Compression Plates and Adaptors – Compression plates and adaptors come in many shapes and forms and are used in many applications. They are available in different diameters, thicknesses and lengths for use in puncture testing.

When deciding on a single-column tester, several key questions need to be answered. 

  • What is the maximum force applied during the test and what consideration does that have on possible future testing? Will a single-column tester have the force capacity for future testing needs?
  • What accuracy is required from both the force and displacement measurements?
  • Is speed an important parameter, and if so, what speed? If speed is not important a manual tester with a gage may suffice.
  • Is the goal to have a long-term relationship with the supplier/distributor and is a different model tester from the same manufacturer a consideration?
  • How many years has the supplier been in business and can the supplier provide solutions for future applications?
  • What types of grips are needed?
  • Can the supplier perform repair and calibration services?
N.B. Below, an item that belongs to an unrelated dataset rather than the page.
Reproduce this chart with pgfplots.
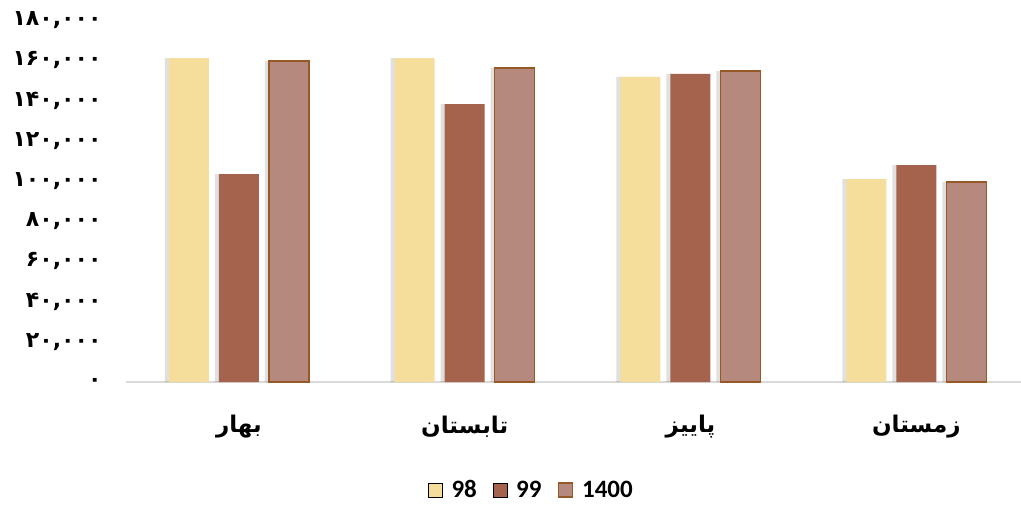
\documentclass[border=0pt]{standalone}
\usepackage{fontspec}
\usepackage{pgfplots}
\pgfplotsset{compat=1.18}
\TeXXeTstate=1
\setmainfont{Carlito}
\newfontfamily\fa[Script=Arabic]{DejaVu Sans}
\definecolor{cA}{RGB}{245,222,155}
\definecolor{cB}{RGB}{165,99,77}
\definecolor{cC}{RGB}{181,137,126}
\definecolor{cCb}{RGB}{150,88,36}
\definecolor{base}{RGB}{217,217,217}
\begin{document}
\begin{tikzpicture}[x=1pt,y=1pt]
\path[use as bounding box] (0,0) rectangle (1021,504);
\begin{axis}[
  at={(126pt,122pt)}, anchor=south west,
  scale only axis, width=895pt, height=362pt,
  xmin=-0.5, xmax=3.4637, ymin=0, ymax=180000,
  enlargelimits=false,
  scaled y ticks=false,
  axis x line*=bottom, axis y line*=left,
  x axis line style={draw=base, line width=2pt},
  y axis line style={draw=none},
  major tick length=0pt,
  tick style={draw=none},
  xtick={0,1,2,3},
  xticklabels={{\beginR بهار\endR},{\beginR تابستان\endR},{\beginR پاییز\endR},{\beginR زمستان\endR}},
  xticklabel style={font=\fa\bfseries\fontsize{23}{23}\selectfont, anchor=center, yshift=-45pt},
  ytick={0,20000,40000,60000,80000,100000,120000,140000,160000,180000},
  yticklabels={۰,{۲۰,۰۰۰},{۴۰,۰۰۰},{۶۰,۰۰۰},{۸۰,۰۰۰},{۱۰۰,۰۰۰},{۱۲۰,۰۰۰},{۱۴۰,۰۰۰},{۱۶۰,۰۰۰},{۱۸۰,۰۰۰}},
  yticklabel style={font=\fa\bfseries\fontsize{22}{22}\selectfont, anchor=east, xshift=-21pt},
  ybar, bar width=40pt,
  legend style={at={(0.453,-0.298)}, anchor=center, draw=none, fill=none,
    legend columns=3, font=\bfseries\fontsize{25}{25}\selectfont,
    /tikz/every odd column/.append style={column sep=7pt},
    /tikz/every even column/.append style={column sep=14pt}},
  legend image code/.code={\draw[#1] (0pt,-7pt) rectangle (14pt,7pt);},
]
% soft shadows
\addplot[forget plot, fill=black, draw=none, opacity=0.12, bar shift=-54pt] coordinates {(0,161100) (1,161100) (2,151700) (3,100900)};
\addplot[forget plot, fill=black, draw=none, opacity=0.12, bar shift=-4pt] coordinates {(0,103400) (1,138200) (2,153200) (3,107900)};
\addplot[forget plot, fill=black, draw=none, opacity=0.12, bar shift=46pt] coordinates {(0,159600) (1,156100) (2,154600) (3,99450)};
% bars
\addplot[fill=cA, draw=none, bar shift=-50pt] coordinates {(0,161100) (1,161100) (2,151700) (3,100900)};
\addplot[fill=cB, draw=none, bar shift=0pt] coordinates {(0,103400) (1,138200) (2,153200) (3,107900)};
\addplot[fill=cC, draw=cCb, line width=1.5pt, bar shift=50pt] coordinates {(0,159600) (1,156100) (2,154600) (3,99450)};
\legend{98,99,1400}
\end{axis}
\end{tikzpicture}
\end{document}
Single-column force testers are a cost-effective solution for the testing of low-force force products with force ranges up to 500 / 1,000Lbf. With the many different models and types of single-column testers available, there is likely a version to fit practically every budget. Their compact footprint allows single-column tester to be placed on a bench or tabletop in a lab with minimum encumbrance. The nearly unlimited choice of test fixtures and grips makes the single-column tester an ideal choice for a wide range of low-force tests requirements. And, with the diversity and versatility of today’s single- column force testers, the choice of manufacturer and supplier is a key consideration, especially in terms of sales, service and support as well as future testing requirements.